Todos los vecinos fueron al entierro
Luto, luto, lutos. Banderas a medio gas. Banderas con lacete negro. Regiones y personas desalentadas y renegridas en tul en los sentires de mi España, periodistas en franca apariencia del luto anglicano, todo y todos/as en lacrimosa dies illa tras los requetensayados pasos quedos de los partícipes en los fastos fúnebres por el óbito de la reina de las reinas, según dicen, la del país de los desdenes a Europa, y a quien fuere y cuando quisiere, que son íntimos del machote de la banda, el de allá en las Américas. Entre tanta gaita, la marca España. Que si el fugitivo metetérico —al vez por indicación— asistía o no, que si le pusieron en las exequias cercano al rey, su hijo. Las habituales chorradas de la comercial prensa. Las democráticas «¿explicaciones de qué?, ja, ja, ja», jeta bastarda ilimitada jodiendo la pretendida honesta labor del actual jefe del Estado y de la esposa de éste.
Carlos III, «reinaré con altruismo», es abucheado en uno de los cortejos por un joven británico, detenido al instante por alterar el orden público; libertad de expresión, libertad. Royal Ears se enrabieta en actos solemnes y multipúblicos urbi et orbe por nimias adversidades de la cosa, dentelleante tiburón tartaja que amaga con morder al ujier que tenga a boca. Normal. Amenaza al débil, va a lo fácil. Cuando veterano príncipe tuvo su escandalito de corrupción, faltaría más; realeza pura. Pues que el rey Charles se desvive ya por su ciudadanía, como hiciera mamá, y lo mismo viaja a apretar manos dignatarias a Gales que desfila revirado tras el féretro revestido y encoronado de la anterior regina, acompañado ahora de su hermano el pederasta, del otro hermano vividor, de su camisita y de su canesú; junto a ellos van los hijos del monarca, el menor, con recientes «memorias» y sus veinte millones de dólares para la buchaca por sus confesiones (¿memorias un infante?) —el pueblo, uy, respeta y considera—, manifiesta el recuerdo perenne de «la sonrisa de mi abuela». La pompa y la circunstancia.

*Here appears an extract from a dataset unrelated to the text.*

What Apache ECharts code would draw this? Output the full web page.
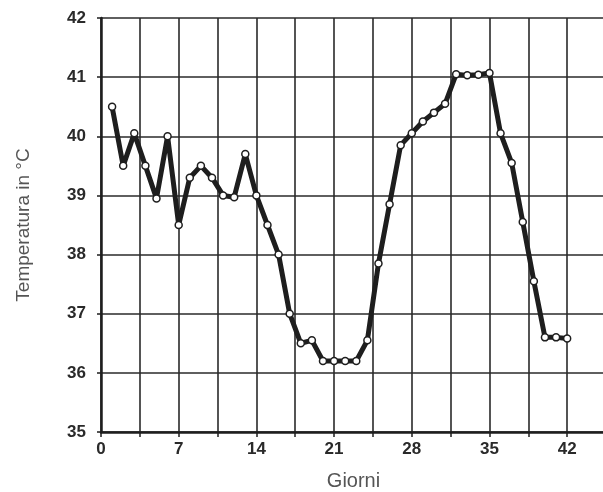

Como todo monarca moderno y demócrata, siempre con el pueblo; magnanimidad sin parar
La corresponsal de prensa británica en Madrid aflora en melancolía y dicha ante la televisión española que la queen de los caballos, la de los cisnes y los perros, la reina de los bolsos negros estuvo siempre «en su sitio». Ora en su pisito de Balmoral, ora en el penthouse de Buckingham, ora en el apartamento de Holyrod House, o tal vez en el estudio de Windsor —de donde el nombre adoptado e impostado— por la familia real —que todo es falsear—, teutones y dánicos de origen devenidos en ingleses, en británicos, en universales másteres. Como todo monarca moderno y demócrata, siempre con el pueblo; magnanimidad sin par. Saluditos y sonrisas, lecturas en plurilingüe —dificultad extrema, ale hop—. Esfuerzos reconocidos por el populacho —a su entender y decir— con desmedida fruición en las más de las ocasiones; vamos a la Gran Bretaña, que es en lo que estamos. Populacho que acostumbra sobrevivir con un patrimonio escaso, cuando no paupérrimo, que aparca y hasta olvida sus pesares desde la emoción y la ovación en vista de los fastuosos y magníficos reyes, reinas, princesas y príncipes.
La sonrisa contagiosa y sardónica de Precious Pupp —Lindo Pulgoso—; la sonrisa de La Mona Lisa, con su sí pero no; la sonrisa hierática de las hienas. Che sarà, sarà. Ay, la sonrisa.
En cualquier caso, como a todo quisqui, ya nos lleva Dios de esta vida miserable. La paz sea, pues, en eterno descanso.